Biden can’t get away with taking a victory lap after months of his administration failing to address a crisis impacting millions of families. Parents deserve answers as to why the baby formula crisis was ignored for months. There needs to be stronger oversight of the FDA and an immediate investigation into how this took place.
As a mom, I’m thankful that American parents can look to a leader like Rep. Stefanik to step up, sound the alarm, and prevent this type of crisis from ever happening again. She recently introduced legislation with fellow moms, Reps. Cathy McMorris Rodgers, Stephanie Bice, and Ashley Hinson, aimed at addressing the FDA’s failure and increasing the supply of baby formula.
Leaders like Stefanik are making it clear every day that government policy should work for, not against, families. From fighting for parents’ rights to have a role in their kids’ education, to addressing inflation, to ensuring parents’ basic and fundamental ability to provide food for their babies, Stefanik and other pro-family legislators are working to solve crises the government created.
Clearly, Americans are ready for a change in direction: Poll after poll shows Joe Biden’s approval at a historic low, likely because his policies have failed American families to a shameful degree.
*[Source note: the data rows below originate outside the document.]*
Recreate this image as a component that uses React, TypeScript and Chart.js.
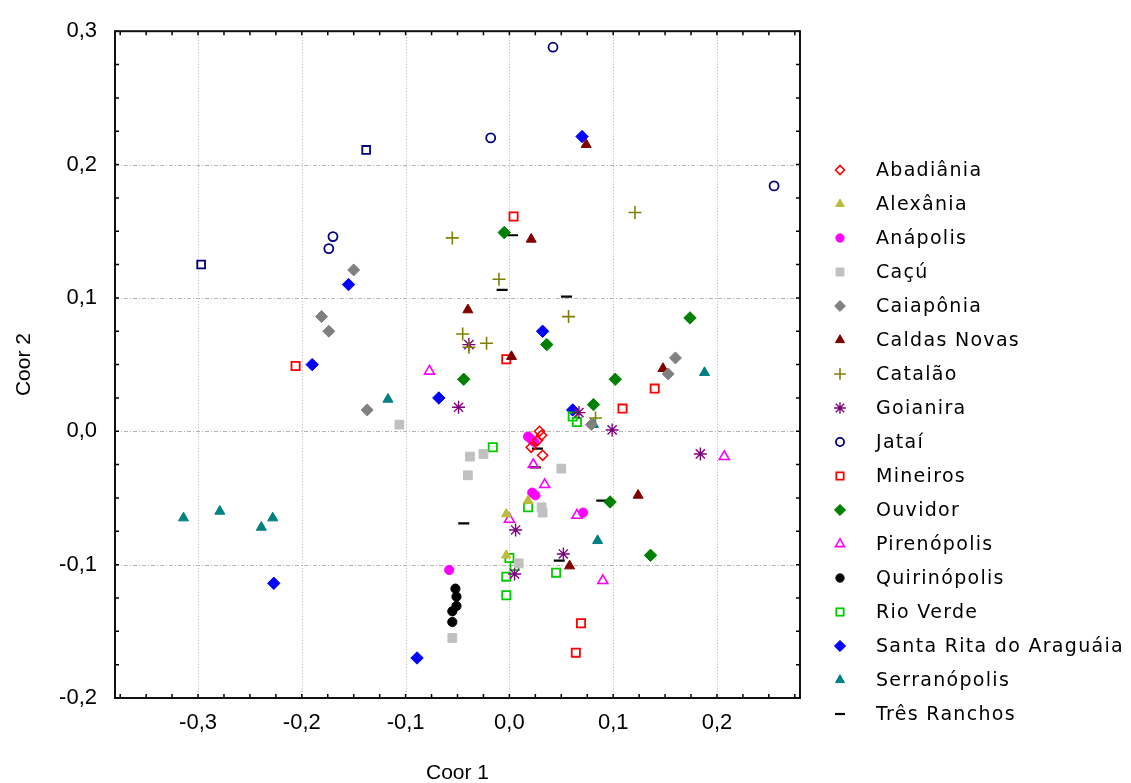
import React, { useEffect, useRef } from 'react';
import { Chart, registerables } from 'chart.js';
import { drawPoint } from 'chart.js/helpers';

Chart.register(...registerables);

// ---- axis ticks ----
const xTicks = [-0.3, -0.2, -0.1, 0, 0.1, 0.2];
const yTicks = [-0.2, -0.1, 0, 0.1, 0.2, 0.3];

// ---- series values [Coor 1, Coor 2] ----
const abadiania = [[0.029, 0.0], [0.031, -0.003], [0.027, -0.007], [0.021, -0.012], [0.032, -0.018]];
const alexania = [[-0.003, -0.062], [-0.003, -0.093], [0.018, -0.052]];
const anapolis = [[0.018, -0.004], [0.021, -0.006], [0.024, -0.008], [0.022, -0.046], [0.025, -0.048], [0.071, -0.061], [-0.058, -0.104]];
const cacu = [[-0.106, 0.005], [-0.038, -0.019], [-0.025, -0.017], [-0.04, -0.033], [0.05, -0.028], [0.031, -0.057], [0.032, -0.061], [0.009, -0.099], [-0.055, -0.155]];
const caiaponia = [[-0.15, 0.121], [-0.181, 0.086], [-0.174, 0.075], [-0.137, 0.016], [0.16, 0.055], [0.153, 0.043], [0.079, 0.005]];
const caldasNovas = [[0.074, 0.215], [0.021, 0.144], [-0.04, 0.091], [0.002, 0.056], [0.148, 0.047], [0.124, -0.048], [0.058, -0.101]];
const catalao = [[-0.055, 0.145], [-0.01, 0.114], [0.121, 0.164], [0.057, 0.086], [-0.045, 0.073], [-0.039, 0.063], [-0.022, 0.066], [0.083, 0.01]];
const goianira = [[-0.049, 0.018], [-0.039, 0.065], [0.099, 0.001], [0.184, -0.017], [0.006, -0.074], [0.052, -0.092], [0.005, -0.107], [0.067, 0.014]];
const jatai = [[0.042, 0.288], [-0.018, 0.22], [0.255, 0.184], [-0.17, 0.146], [-0.174, 0.137]];
const jataiSquares = [[-0.138, 0.211], [-0.297, 0.125]];
const mineiros = [[0.004, 0.161], [-0.206, 0.049], [-0.003, 0.054], [0.109, 0.017], [0.14, 0.032], [0.069, -0.144], [0.064, -0.166]];
const ouvidor = [[-0.005, 0.149], [0.174, 0.085], [0.036, 0.065], [0.102, 0.039], [0.081, 0.02], [-0.044, 0.039], [0.097, -0.053], [0.136, -0.093]];
const pirenopolis = [[-0.077, 0.045], [0.034, -0.04], [0.023, -0.025], [0.065, -0.063], [0.09, -0.112], [0.0, -0.066], [0.207, -0.019]];
const quirinopolis = [[-0.052, -0.118], [-0.051, -0.124], [-0.051, -0.131], [-0.055, -0.135], [-0.055, -0.143]];
const rioVerde = [[-0.016, -0.012], [0.065, 0.007], [0.061, 0.011], [0.018, -0.057], [0.0, -0.095], [0.005, -0.101], [-0.003, -0.109], [-0.003, -0.123], [0.045, -0.106]];
const santaRita = [[0.07, 0.221], [-0.155, 0.11], [-0.19, 0.05], [-0.227, -0.114], [-0.068, 0.025], [0.032, 0.075], [0.061, 0.016], [-0.089, -0.17]];
const serranopolis = [[-0.314, -0.065], [-0.279, -0.06], [-0.239, -0.072], [-0.228, -0.065], [-0.117, 0.024], [0.081, 0.005], [0.188, 0.044], [0.085, -0.082]];
const tresRanchos = [[0.003, 0.147], [-0.007, 0.106], [0.055, 0.101], [0.027, -0.013], [0.025, -0.027], [0.089, -0.052], [-0.044, -0.069], [0.048, -0.097]];

const toXY = (a: number[][]) => a.map(([x, y]) => ({ x, y }));
const OPEN = 'rgba(255,255,255,0)';

// label, data, style, color, filled, radius, borderWidth, inLegend
const series: any[] = [
  ['Abadiânia', abadiania, 'rectRot', '#ff0000', false, 5, 1.6, true],
  ['Alexânia', alexania, 'triangle', '#bcbc3c', true, 5.5, 1, true],
  ['Anápolis', anapolis, 'circle', '#ff00ff', true, 4.6, 1, true],
  ['Caçú', cacu, 'rect', '#c0c0c0', true, 6.2, 1, true],
  ['Caiapônia', caiaponia, 'rectRot', '#808080', true, 6, 1, true],
  ['Caldas Novas', caldasNovas, 'triangle', '#800000', true, 5.8, 1, true],
  ['Catalão', catalao, 'cross', '#808000', false, 6.5, 1.6, true],
  ['Goianira', goianira, 'star', '#800080', false, 6.5, 1.4, true],
  ['Jataí', jatai, 'circle', '#000080', false, 4.5, 1.8, true],
  ['Jataí ', jataiSquares, 'rect', '#000080', false, 5.5, 1.8, false],
  ['Mineiros', mineiros, 'rect', '#ff0000', false, 5.8, 1.8, true],
  ['Ouvidor', ouvidor, 'rectRot', '#008000', true, 6.2, 1, true],
  ['Pirenópolis', pirenopolis, 'triangle', '#ff00ff', false, 5.8, 1.6, true],
  ['Quirinópolis', quirinopolis, 'circle', '#000000', true, 4.6, 1, true],
  ['Rio Verde', rioVerde, 'rect', '#00cc00', false, 5.8, 1.8, true],
  ['Santa Rita do Araguáia', santaRita, 'rectRot', '#0000ff', true, 6.2, 1, true],
  ['Serranópolis', serranopolis, 'triangle', '#008080', true, 5.8, 1, true],
  ['Três Ranchos', tresRanchos, 'line', '#000000', false, 5.5, 2.2, true],
];

const fmt = (v: any) => {
  const r = Math.round(Number(v) * 10) / 10;
  return (r === 0 ? 0 : r).toFixed(1).replace('.', ',');
};

const framePlugin = {
  id: 'frame',
  beforeDatasetsDraw(chart: any) {
    const { ctx, chartArea: a, scales } = chart;
    const xs = scales.x, ys = scales.y;
    ctx.save();
    ctx.strokeStyle = '#b4b4b4';
    ctx.lineWidth = 1;
    ctx.setLineDash([1, 2]);
    xTicks.forEach((v) => {
      const px = Math.round(xs.getPixelForValue(v)) + 0.5;
      ctx.beginPath(); ctx.moveTo(px, a.top); ctx.lineTo(px, a.bottom); ctx.stroke();
    });
    ctx.setLineDash([4, 2, 1, 2]);
    yTicks.slice(1, -1).forEach((v) => {
      const py = Math.round(ys.getPixelForValue(v)) + 0.5;
      ctx.beginPath(); ctx.moveTo(a.left, py); ctx.lineTo(a.right, py); ctx.stroke();
    });
    ctx.restore();
  },
  afterDatasetsDraw(chart: any) {
    const { ctx, chartArea: a, scales } = chart;
    const xs = scales.x, ys = scales.y;
    ctx.save();
    ctx.strokeStyle = '#000';
    ctx.lineWidth = 1.5;
    const L = 4;
    for (let k = -15; k <= 11; k++) {
      const px = xs.getPixelForValue(k * 0.025);
      ctx.beginPath();
      ctx.moveTo(px, a.bottom); ctx.lineTo(px, a.bottom - L);
      ctx.moveTo(px, a.top); ctx.lineTo(px, a.top + L);
      ctx.stroke();
    }
    for (let k = -8; k <= 12; k++) {
      const py = ys.getPixelForValue(k * 0.025);
      ctx.beginPath();
      ctx.moveTo(a.left, py); ctx.lineTo(a.left + L, py);
      ctx.moveTo(a.right, py); ctx.lineTo(a.right - L, py);
      ctx.stroke();
    }
    ctx.lineWidth = 2;
    ctx.strokeStyle = '#111';
    ctx.strokeRect(a.left, a.top, a.right - a.left, a.bottom - a.top);
    ctx.restore();
  },
};

const legendPlugin = {
  id: 'customLegend',
  afterDraw(chart: any) {
    const ctx = chart.ctx;
    let i = 0;
    chart.data.datasets.forEach((ds: any) => {
      if (!ds.inLegend) return;
      const y = 170 + i * 34;
      ctx.save();
      ctx.strokeStyle = ds.borderColor;
      ctx.fillStyle = ds.backgroundColor;
      ctx.lineWidth = ds.borderWidth;
      drawPoint(ctx, { pointStyle: ds.pointStyle, radius: ds.pointRadius * 0.9, borderWidth: ds.borderWidth, rotation: 0 } as any, 840, y);
      ctx.restore();
      ctx.save();
      ctx.font = '19px "DejaVu Sans"';
      try { (ctx as any).letterSpacing = '1.3px'; } catch (e) {}
      ctx.textBaseline = 'middle';
      ctx.textAlign = 'left';
      ctx.fillStyle = '#000';
      ctx.fillText(ds.label.trim(), 876, y + 1);
      ctx.restore();
      i++;
    });
  },
};

export default function App() {
  const ref = useRef<HTMLCanvasElement>(null);
  useEffect(() => {
    const tickFont = { family: '"Liberation Sans", Arial, sans-serif', size: 22 };
    const titleFont = { family: '"Liberation Sans", Arial, sans-serif', size: 21 };
    const chart = new Chart(ref.current as HTMLCanvasElement, {
      type: 'scatter',
      data: {
        datasets: series.map(([label, data, style, color, filled, r, bw, inLegend]) => ({
          label,
          data: toXY(data),
          pointStyle: style,
          pointRadius: r,
          pointHoverRadius: r,
          borderWidth: bw,
          borderColor: color,
          backgroundColor: filled ? color : OPEN,
          inLegend,
        })) as any,
      },
      options: {
        responsive: false,
        animation: false,
        events: [],
        layout: { padding: { left: 0, top: 28, right: 331, bottom: 0 } },
        plugins: { legend: { display: false }, tooltip: { enabled: false } },
        scales: {
          x: {
            type: 'linear',
            min: -0.38,
            max: 0.28,
            afterBuildTicks: (s: any) => { s.ticks = xTicks.map((v) => ({ value: v })); },
            afterFit: (s: any) => { s.height = 85; },
            grid: { display: false, drawTicks: false },
            border: { display: false },
            ticks: { padding: 12, font: tickFont, color: '#000', callback: fmt, maxRotation: 0, autoSkip: false },
            title: { display: true, text: 'Coor 1', font: titleFont, color: '#000', padding: { top: 0, bottom: -3 } },
          },
          y: {
            type: 'linear',
            min: -0.2,
            max: 0.3,
            afterBuildTicks: (s: any) => { s.ticks = yTicks.map((v) => ({ value: v })); },
            afterFit: (s: any) => { s.width = 115; },
            grid: { display: false, drawTicks: false },
            border: { display: false },
            ticks: { padding: 18, font: tickFont, color: '#000', callback: fmt, autoSkip: false },
            title: { display: true, text: 'Coor 2', font: titleFont, color: '#000', padding: { top: 12, bottom: 0 } },
          },
        },
      } as any,
      plugins: [framePlugin, legendPlugin],
    });
    return () => chart.destroy();
  }, []);
  return (
    <div style={{ position: 'absolute', left: 0, top: 0, width: 1131, height: 783, background: '#fff' }}>
      <canvas ref={ref} width={1131} height={783} style={{ display: 'block' }} />
    </div>
  );
}
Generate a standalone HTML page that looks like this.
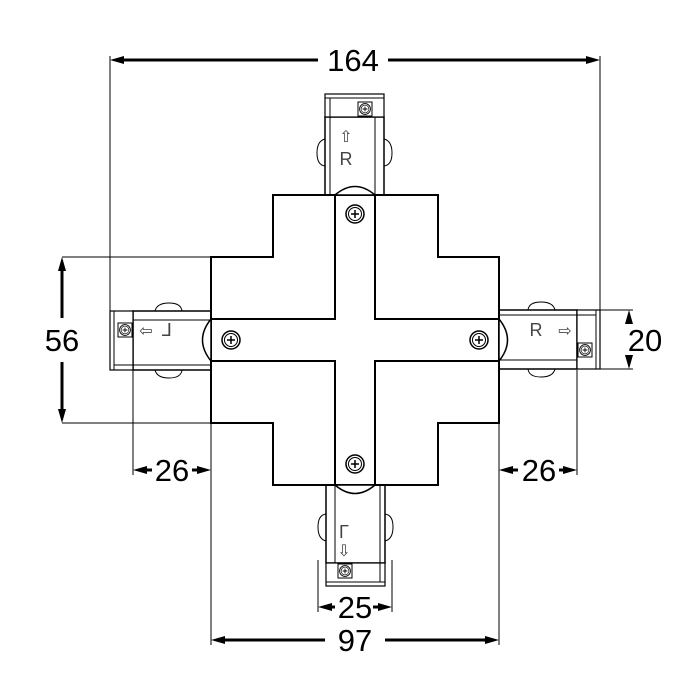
<!DOCTYPE html>
<html><head><style>body{margin:0;background:#fff}svg{display:block}</style></head><body>
<svg width="700" height="700" viewBox="0 0 700 700" xmlns="http://www.w3.org/2000/svg" font-family="Liberation Sans, sans-serif">
<defs>
<g id="screw"><circle r="9" fill="#fff" stroke="#000" stroke-width="1.5"/><circle r="6.5" fill="none" stroke="#000" stroke-width="1"/><path d="M-4 0H4M0 -4V4" stroke="#000" stroke-width="1.5"/></g>
<g id="rail" fill="none" stroke="#000">
<rect x="0" y="-30" width="78" height="59" fill="#fff" stroke-width="1.5"/>
<line x1="0" y1="-25" x2="78" y2="-25"/><line x1="0" y1="20" x2="78" y2="20"/>
<rect x="78" y="-30" width="23" height="59" fill="#fff" stroke-width="1.2"/>
<line x1="78" y1="-25" x2="97" y2="-25"/><line x1="97" y1="-30" x2="97" y2="29"/>
<rect x="79" y="3" width="14" height="14"/><g transform="translate(86,10) scale(0.6)"><use href="#screw"/></g>
<path d="M29 -30 Q30 -38 42 -38 Q54 -38 56 -30" stroke-width="1"/>
<path d="M29 29 Q30 37 42 37 Q54 37 56 29" stroke-width="1"/>
<rect x="-2" y="-40" width="2" height="10" fill="#000" stroke="none"/>
<rect x="-2" y="29" width="2" height="10" fill="#000" stroke="none"/>
</g>
</defs>

<use href="#rail" transform="translate(499,340)"/>
<use href="#rail" transform="translate(211,340) rotate(180)"/>
<use href="#rail" transform="translate(355,195) rotate(-90)"/>
<use href="#rail" transform="translate(355,485) rotate(90)"/>

<path d="M273 195H438V257H499V423H438V485H273V423H211V257H273Z" fill="#fff" stroke="#000" stroke-width="2"/>
<g fill="none" stroke="#000" stroke-width="2">
<path d="M335 195V319H211M375 195V319H499M335 485V361H211M375 485V361H499"/>
</g>
<g fill="#fff" stroke="#000" stroke-width="1.5">
<path d="M335 195 Q355 178 375 195Z"/>
<path d="M335 485 Q355 502 375 485Z"/>
<path d="M211 319 Q194 340 211 361Z"/>
<path d="M499 319 Q516 340 499 361Z"/>
</g>
<use href="#screw" x="355" y="214"/>
<use href="#screw" x="355" y="464"/>
<use href="#screw" x="231" y="340"/>
<use href="#screw" x="479" y="340"/>

<g font-size="18" fill="#444" text-anchor="middle">
<text x="346" y="165">R</text><text x="346" y="142" font-size="16">⇧</text>
<text x="536" y="336">R</text><text x="565" y="336" font-size="16">⇨</text>
<text x="167" y="336">⅃</text><text x="146" y="336" font-size="16">⇦</text>
<text x="344" y="538">Γ</text><text x="344" y="556" font-size="16">⇩</text>
</g>

<g stroke="#000" stroke-width="1" fill="none">
<line x1="110" y1="56" x2="110" y2="330"/><line x1="600" y1="56" x2="600" y2="330"/>
<line x1="62" y1="257" x2="211" y2="257"/><line x1="62" y1="423" x2="211" y2="423"/>
<line x1="577" y1="310" x2="633" y2="310"/><line x1="577" y1="369" x2="633" y2="369"/>
<line x1="133" y1="370" x2="133" y2="475"/><line x1="211" y1="423" x2="211" y2="645"/>
<line x1="499" y1="423" x2="499" y2="645"/><line x1="577" y1="370" x2="577" y2="475"/>
<line x1="318" y1="560" x2="318" y2="612"/><line x1="392" y1="560" x2="392" y2="612"/>
</g>
<g stroke="#000" stroke-width="3">
<line x1="120" y1="60" x2="318" y2="60"/><line x1="388" y1="60" x2="590" y2="60"/>
<line x1="62" y1="267" x2="62" y2="318"/><line x1="62" y1="362" x2="62" y2="413"/>
<line x1="629" y1="320" x2="629" y2="324"/><line x1="629" y1="356" x2="629" y2="359"/>
<line x1="143" y1="470" x2="152" y2="470"/><line x1="192" y1="470" x2="201" y2="470"/>
<line x1="509" y1="470" x2="518" y2="470"/><line x1="559" y1="470" x2="567" y2="470"/>
<line x1="328" y1="607" x2="335" y2="607"/><line x1="373" y1="607" x2="382" y2="607"/>
<line x1="221" y1="640" x2="325" y2="640"/><line x1="385" y1="640" x2="489" y2="640"/>
</g>
<g fill="#000">
<path d="M110 60l14-4v8z M600 60l-14-4v8z"/>
<path d="M62 257l-4 14h8z M62 423l-4-14h8z"/>
<path d="M629 310l-4 14h8z M629 369l-4-14h8z"/>
<path d="M133 470l14-4v8z M211 470l-14-4v8z"/>
<path d="M499 470l14-4v8z M577 470l-14-4v8z"/>
<path d="M318 607l14-4v8z M392 607l-14-4v8z"/>
<path d="M211 640l14-4v8z M499 640l-14-4v8z"/>
</g>
<g font-size="31" text-anchor="middle" fill="#000">
<text x="353" y="71">164</text>
<text x="62" y="351">56</text>
<text x="645" y="351">20</text>
<text x="172" y="481">26</text>
<text x="539" y="481">26</text>
<text x="355" y="618">25</text>
<text x="355" y="651">97</text>
</g>
</svg>
</body></html>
The president didn’t have to be a “mind reader” to anticipate that shutting down a plant that controls roughly a fifth of U.S. supply would trigger a nationwide formula shortage. He just had to be competent. Long before this situation reached a crisis level, Rep. Stefanik sounded the alarm, demanded accountability, and offered real solutions to help protect parents and their children. That’s the kind of leadership Washington needs.